Write out the material exactly, leaving every picture behind.

####################

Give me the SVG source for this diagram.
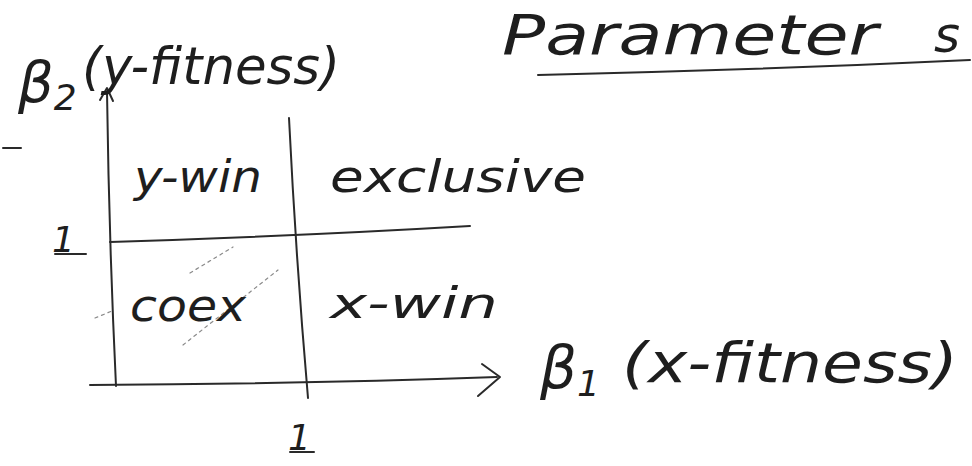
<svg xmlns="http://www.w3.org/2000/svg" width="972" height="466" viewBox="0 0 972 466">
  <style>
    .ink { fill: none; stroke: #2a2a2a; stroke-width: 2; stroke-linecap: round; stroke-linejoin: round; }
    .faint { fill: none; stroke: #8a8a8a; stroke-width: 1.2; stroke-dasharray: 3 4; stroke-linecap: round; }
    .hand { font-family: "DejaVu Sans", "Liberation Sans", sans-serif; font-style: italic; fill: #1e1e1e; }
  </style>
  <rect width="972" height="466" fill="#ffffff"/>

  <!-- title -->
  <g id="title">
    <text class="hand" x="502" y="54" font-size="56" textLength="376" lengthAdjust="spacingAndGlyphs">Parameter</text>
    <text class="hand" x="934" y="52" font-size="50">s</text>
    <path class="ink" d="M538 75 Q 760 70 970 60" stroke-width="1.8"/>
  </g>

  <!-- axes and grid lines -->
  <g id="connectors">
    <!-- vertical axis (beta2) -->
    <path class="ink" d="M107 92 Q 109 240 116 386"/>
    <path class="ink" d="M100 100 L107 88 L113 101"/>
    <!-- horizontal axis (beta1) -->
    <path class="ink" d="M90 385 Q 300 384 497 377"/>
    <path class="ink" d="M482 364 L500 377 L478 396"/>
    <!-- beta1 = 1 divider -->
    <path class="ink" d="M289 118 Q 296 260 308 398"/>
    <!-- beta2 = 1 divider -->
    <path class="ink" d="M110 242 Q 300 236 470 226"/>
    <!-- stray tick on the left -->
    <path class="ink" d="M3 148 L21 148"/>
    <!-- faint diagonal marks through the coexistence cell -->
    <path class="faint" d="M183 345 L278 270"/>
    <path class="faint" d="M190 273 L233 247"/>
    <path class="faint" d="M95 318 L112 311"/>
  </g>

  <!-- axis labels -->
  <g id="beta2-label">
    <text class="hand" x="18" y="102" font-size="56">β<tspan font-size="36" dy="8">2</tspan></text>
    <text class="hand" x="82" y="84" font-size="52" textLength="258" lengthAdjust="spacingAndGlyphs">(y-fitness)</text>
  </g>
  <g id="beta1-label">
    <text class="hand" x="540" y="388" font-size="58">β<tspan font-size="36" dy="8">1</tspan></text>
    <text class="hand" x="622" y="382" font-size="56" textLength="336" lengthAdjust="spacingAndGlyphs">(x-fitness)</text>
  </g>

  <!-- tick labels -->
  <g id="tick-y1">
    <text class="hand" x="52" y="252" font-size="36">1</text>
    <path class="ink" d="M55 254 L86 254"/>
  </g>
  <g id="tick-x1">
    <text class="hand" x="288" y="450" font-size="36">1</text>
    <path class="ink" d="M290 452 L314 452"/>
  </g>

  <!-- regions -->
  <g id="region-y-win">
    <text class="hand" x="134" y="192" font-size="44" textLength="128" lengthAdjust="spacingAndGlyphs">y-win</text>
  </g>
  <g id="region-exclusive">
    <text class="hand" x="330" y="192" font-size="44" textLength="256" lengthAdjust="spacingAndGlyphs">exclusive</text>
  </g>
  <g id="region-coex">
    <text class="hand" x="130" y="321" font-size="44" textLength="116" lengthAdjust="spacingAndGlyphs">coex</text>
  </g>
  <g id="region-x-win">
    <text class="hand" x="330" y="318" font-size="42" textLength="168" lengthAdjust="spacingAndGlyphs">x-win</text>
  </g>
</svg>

####################

### Solved exercise
Give me the SVG source for this diagram.
<svg xmlns="http://www.w3.org/2000/svg" width="972" height="466" viewBox="0 0 972 466">
  <style>
    .ink { fill: none; stroke: #2a2a2a; stroke-width: 2; stroke-linecap: round; stroke-linejoin: round; }
    .faint { fill: none; stroke: #8a8a8a; stroke-width: 1.2; stroke-dasharray: 3 4; stroke-linecap: round; }
    .hand { font-family: "DejaVu Sans", "Liberation Sans", sans-serif; font-style: italic; fill: #1e1e1e; }
  </style>
  <rect width="972" height="466" fill="#ffffff"/>

  <!-- title -->
  <g id="title">
    <text class="hand" x="502" y="54" font-size="56" textLength="376" lengthAdjust="spacingAndGlyphs">Parameter</text>
    <text class="hand" x="934" y="52" font-size="50">s</text>
    <path class="ink" d="M538 75 Q 760 70 970 60" stroke-width="1.8"/>
  </g>

  <!-- axes and grid lines -->
  <g id="connectors">
    <!-- vertical axis (beta2) -->
    <path class="ink" d="M107 92 Q 109 240 116 386"/>
    <path class="ink" d="M100 100 L107 88 L113 101"/>
    <!-- horizontal axis (beta1) -->
    <path class="ink" d="M90 385 Q 300 384 497 377"/>
    <path class="ink" d="M482 364 L500 377 L478 396"/>
    <!-- beta1 = 1 divider -->
    <path class="ink" d="M289 118 Q 296 260 308 398"/>
    <!-- beta2 = 1 divider -->
    <path class="ink" d="M110 242 Q 300 236 470 226"/>
    <!-- stray tick on the left -->
    <path class="ink" d="M3 148 L21 148"/>
    <!-- faint diagonal marks through the coexistence cell -->
    <path class="faint" d="M183 345 L278 270"/>
    <path class="faint" d="M190 273 L233 247"/>
    <path class="faint" d="M95 318 L112 311"/>
  </g>

  <!-- axis labels -->
  <g id="beta2-label">
    <text class="hand" x="18" y="102" font-size="56">β<tspan font-size="36" dy="8">2</tspan></text>
    <text class="hand" x="82" y="84" font-size="52" textLength="258" lengthAdjust="spacingAndGlyphs">(y-fitness)</text>
  </g>
  <g id="beta1-label">
    <text class="hand" x="540" y="388" font-size="58">β<tspan font-size="36" dy="8">1</tspan></text>
    <text class="hand" x="622" y="382" font-size="56" textLength="336" lengthAdjust="spacingAndGlyphs">(x-fitness)</text>
  </g>

  <!-- tick labels -->
  <g id="tick-y1">
    <text class="hand" x="52" y="252" font-size="36">1</text>
    <path class="ink" d="M55 254 L86 254"/>
  </g>
  <g id="tick-x1">
    <text class="hand" x="288" y="450" font-size="36">1</text>
    <path class="ink" d="M290 452 L314 452"/>
  </g>

  <!-- regions -->
  <g id="region-y-win">
    <text class="hand" x="134" y="192" font-size="44" textLength="128" lengthAdjust="spacingAndGlyphs">y-win</text>
  </g>
  <g id="region-exclusive">
    <text class="hand" x="330" y="192" font-size="44" textLength="256" lengthAdjust="spacingAndGlyphs">exclusive</text>
  </g>
  <g id="region-coex">
    <text class="hand" x="130" y="321" font-size="44" textLength="116" lengthAdjust="spacingAndGlyphs">coex</text>
  </g>
  <g id="region-x-win">
    <text class="hand" x="330" y="318" font-size="42" textLength="168" lengthAdjust="spacingAndGlyphs">x-win</text>
  </g>
</svg>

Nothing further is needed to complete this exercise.